= Marie-Elena John =

Caribbean writer

Marie-Elena John is an Antiguan writer whose novel, Unburnable, was published in 2006. She is an Africanist, development and women's rights specialist, currently serving as the Senior Racial Justice Lead at UN Women.

==Biography==
John was born and raised in Antigua. After writing, she continued her career in international development and human rights. She has worked for the last decade at UN Women, the agency of the United Nations mandated with advancing gender equality and the empowerment of women. She currently serves as the Senior Racial Justice Lead.

Earlier in her career, she was a development specialist, working at the African Development Foundation, the World Council of Churches' Program to Combat Racism, and Global Rights (formerly the International Human Rights Law Group), where she worked in support of the pro-democracy movement in Nigeria and in the Democratic Republic of Congo.
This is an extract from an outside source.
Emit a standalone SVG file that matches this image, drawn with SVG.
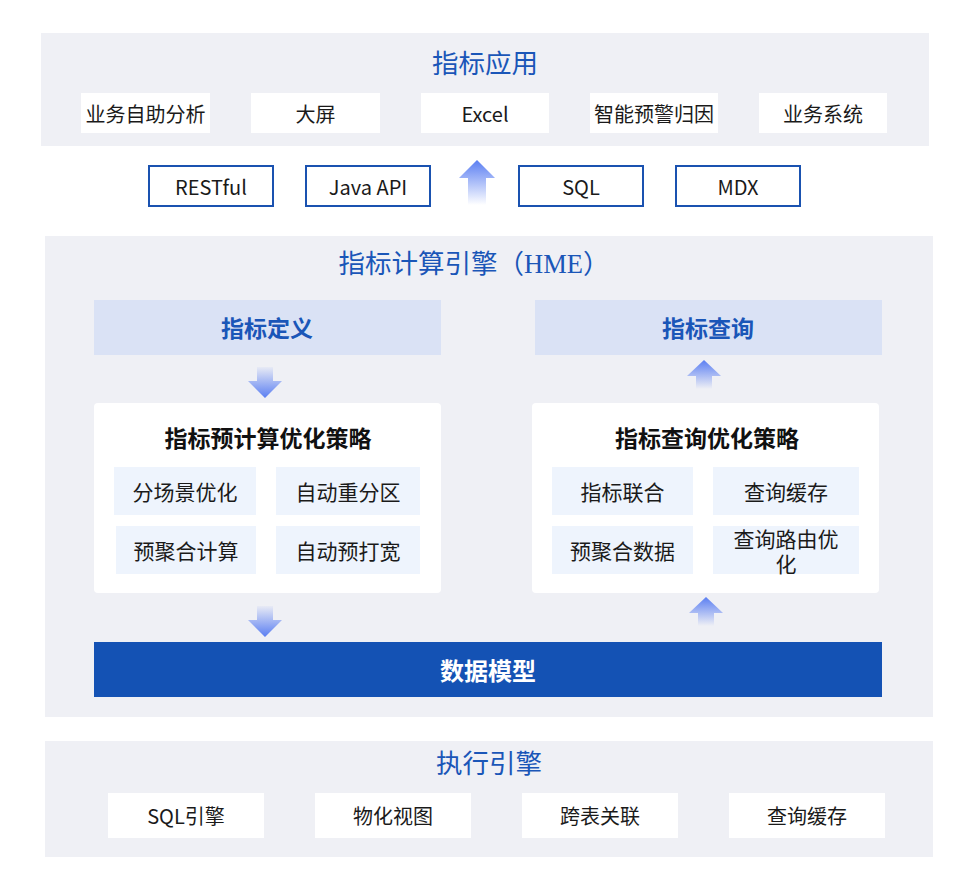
<svg xmlns="http://www.w3.org/2000/svg" width="955" height="885" viewBox="0 0 955 885">
<defs>
<linearGradient id="gUp" x1="0" y1="0" x2="0" y2="1">
<stop offset="0" stop-color="#5a7ef2"/>
<stop offset="1" stop-color="#5a7ef2" stop-opacity="0"/>
</linearGradient>
<linearGradient id="gDown" x1="0" y1="1" x2="0" y2="0">
<stop offset="0" stop-color="#5a7ef2"/>
<stop offset="1" stop-color="#5a7ef2" stop-opacity="0.05"/>
</linearGradient>
<style>
.panel{fill:#eff0f5}
.wbox{fill:#ffffff}
.pbox{fill:#ffffff;stroke:#1a52b0;stroke-width:2}
.hdr{fill:#dae2f5}
.sub{fill:#eef4fd}
.card{fill:#ffffff}
.t{font-family:"Noto Sans CJK SC","Liberation Sans",sans-serif;font-size:20px;fill:#1a1a1a;text-anchor:middle;dominant-baseline:central}
.s{font-size:21px}
.title{font-family:"Liberation Serif","Noto Sans CJK SC",serif;font-size:26.5px;fill:#1a56b8;text-anchor:middle;dominant-baseline:central}
.hd{font-family:"Noto Sans CJK SC",sans-serif;font-size:23px;font-weight:bold;fill:#1a56b8;text-anchor:middle;dominant-baseline:central}
.ct{font-family:"Noto Sans CJK SC",sans-serif;font-size:23px;font-weight:bold;fill:#111;text-anchor:middle;dominant-baseline:central}
</style>
</defs>
<rect width="955" height="885" fill="#ffffff"/>

<g id="layer-app">
<rect class="panel" x="41" y="33" width="888" height="113"/>
<text class="title" x="485" y="64">指标应用</text>
</g>
<g id="app-1"><rect class="wbox" x="81" y="93" width="129" height="40"/><text class="t" x="145.5" y="113">业务自助分析</text></g>
<g id="app-2"><rect class="wbox" x="251" y="93" width="129" height="40"/><text class="t" x="315.5" y="113">大屏</text></g>
<g id="app-3"><rect class="wbox" x="421" y="93" width="128" height="40"/><text class="t" x="485" y="113">Excel</text></g>
<g id="app-4"><rect class="wbox" x="590" y="93" width="128" height="40"/><text class="t" x="654" y="113">智能预警归因</text></g>
<g id="app-5"><rect class="wbox" x="759" y="93" width="128" height="40"/><text class="t" x="823" y="113">业务系统</text></g>

<g id="api-restful"><rect class="pbox" x="149" y="166" width="124" height="40"/><text class="t" x="211" y="186">RESTful</text></g>
<g id="api-java"><rect class="pbox" x="306" y="166" width="124" height="40"/><text class="t" x="368" y="186">Java API</text></g>
<g id="api-sql"><rect class="pbox" x="519" y="166" width="124" height="40"/><text class="t" x="581" y="186">SQL</text></g>
<g id="api-mdx"><rect class="pbox" x="676" y="166" width="124" height="40"/><text class="t" x="738" y="186">MDX</text></g>

<g id="layer-hme">
<rect class="panel" x="45" y="236" width="888" height="481"/>
<text class="title" x="474" y="264">指标计算引擎（HME）</text>
</g>
<g id="def"><rect class="hdr" x="94" y="300" width="347" height="55"/><text class="hd" x="267" y="327">指标定义</text></g>
<g id="query"><rect class="hdr" x="535" y="300" width="347" height="55"/><text class="hd" x="708" y="327">指标查询</text></g>

<g id="card-pre">
<rect class="card" x="94" y="403" width="347" height="190" rx="4"/>
<text class="ct" x="268" y="437">指标预计算优化策略</text>
<rect class="sub" x="114" y="467" width="142" height="48"/><text class="t s" x="185" y="491">分场景优化</text>
<rect class="sub" x="276" y="467" width="144" height="48"/><text class="t s" x="348" y="491">自动重分区</text>
<rect class="sub" x="116" y="526" width="140" height="48"/><text class="t s" x="186" y="550">预聚合计算</text>
<rect class="sub" x="276" y="526" width="144" height="48"/><text class="t s" x="348" y="550">自动预打宽</text>
</g>
<g id="card-query">
<rect class="card" x="532" y="403" width="347" height="190" rx="4"/>
<text class="ct" x="707" y="437">指标查询优化策略</text>
<rect class="sub" x="552" y="467" width="141" height="48"/><text class="t s" x="622.5" y="491">指标联合</text>
<rect class="sub" x="713" y="467" width="146" height="48"/><text class="t s" x="786" y="491">查询缓存</text>
<rect class="sub" x="552" y="526" width="141" height="48"/><text class="t s" x="622.5" y="550">预聚合数据</text>
<rect class="sub" x="713" y="526" width="146" height="48"/>
<text class="t s" x="786" y="538"><tspan x="786" y="538">查询路由优</tspan><tspan x="786" y="563">化</tspan></text>
</g>

<g id="model"><rect x="94" y="642" width="788" height="55" fill="#1452b4"/><text class="hd" x="488" y="669" style="fill:#ffffff;font-size:24px">数据模型</text></g>

<g id="layer-exec">
<rect class="panel" x="45" y="741" width="888" height="116"/>
<text class="title" x="489" y="764">执行引擎</text>
</g>
<g id="exec-1"><rect class="wbox" x="108" y="793" width="156" height="45"/><text class="t" x="186" y="815">SQL引擎</text></g>
<g id="exec-2"><rect class="wbox" x="315" y="793" width="156" height="45"/><text class="t" x="393" y="815">物化视图</text></g>
<g id="exec-3"><rect class="wbox" x="522" y="793" width="156" height="45"/><text class="t" x="600" y="815">跨表关联</text></g>
<g id="exec-4"><rect class="wbox" x="729" y="793" width="156" height="45"/><text class="t" x="807" y="815">查询缓存</text></g>

<g id="connectors">
<path d="M477 160 L495 178 L486 178 L486 205 L468 205 L468 178 L459 178 Z" fill="url(#gUp)"/>
<path d="M265 398 L282 381 L273 381 L273 367 L257 367 L257 381 L248 381 Z" fill="url(#gDown)"/>
<path d="M704 360 L721 376 L712 376 L712 389 L696 389 L696 376 L687 376 Z" fill="url(#gUp)"/>
<path d="M265 637 L282 620 L273 620 L273 606 L257 606 L257 620 L248 620 Z" fill="url(#gDown)"/>
<path d="M706 597 L723 613 L714 613 L714 626 L698 626 L698 613 L689 613 Z" fill="url(#gUp)"/>
</g>
</svg>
She is known especially for her work in the United Nations and at local and national levels to raise awareness about the denial of inheritance rights to women.

Marie-Elena John made history in 1986 as the first Black woman valedictorian of New York's City College (CCNY). She later earned a Masters of International Affairs from Columbia University, specializing in culture and development in Africa.

John made her literary debut with Unburnable. Unburnable which moves back and forth between modern times and the past, is primarily a historical novel centred on the hanging of a family matriarch, and fuses Caribbean history, African heritage, and African-American sensibilities. Marie-Elena John parlays her knowledge of the African diaspora, including the United States and the Caribbean island of Dominica, into a work that shifts from modern to colonial and pre-colonial times, exploring the intersection of history, African mythology and African-Caribbean culture. Important themes include the African origins of Carnival and masquerades, African religion, the practice of Obeah, syncretic Catholicism, Caribbean folklore, the Maroons and resistance to slavery. In this respect, Unburnable is both a contemporary Caribbean novel as well as a neo-slave narrative. Unburnable also notably includes the original inhabitants of the Caribbean, the Kalinago (also called the Carib Indians). It has been compared to Jean Rhys' Wide Sargasso Sea and to Jamaica Kincaid's The Autobiography of My Mother.

==Awards and recognition==
Unburnable, was named "Best Debut of 2006" by Black Issues Book Review, was short-listed for a 2007 Hurston/Wright Legacy Award in the Debut Fiction Category, was nominated for the 2008 International Dublin Literary Award. She was also selected by Book Expo America as one of ten "emerging voices" for 2006, chosen from among the debut novelists reviewed by Publishers Weekly for the 2005–06 period.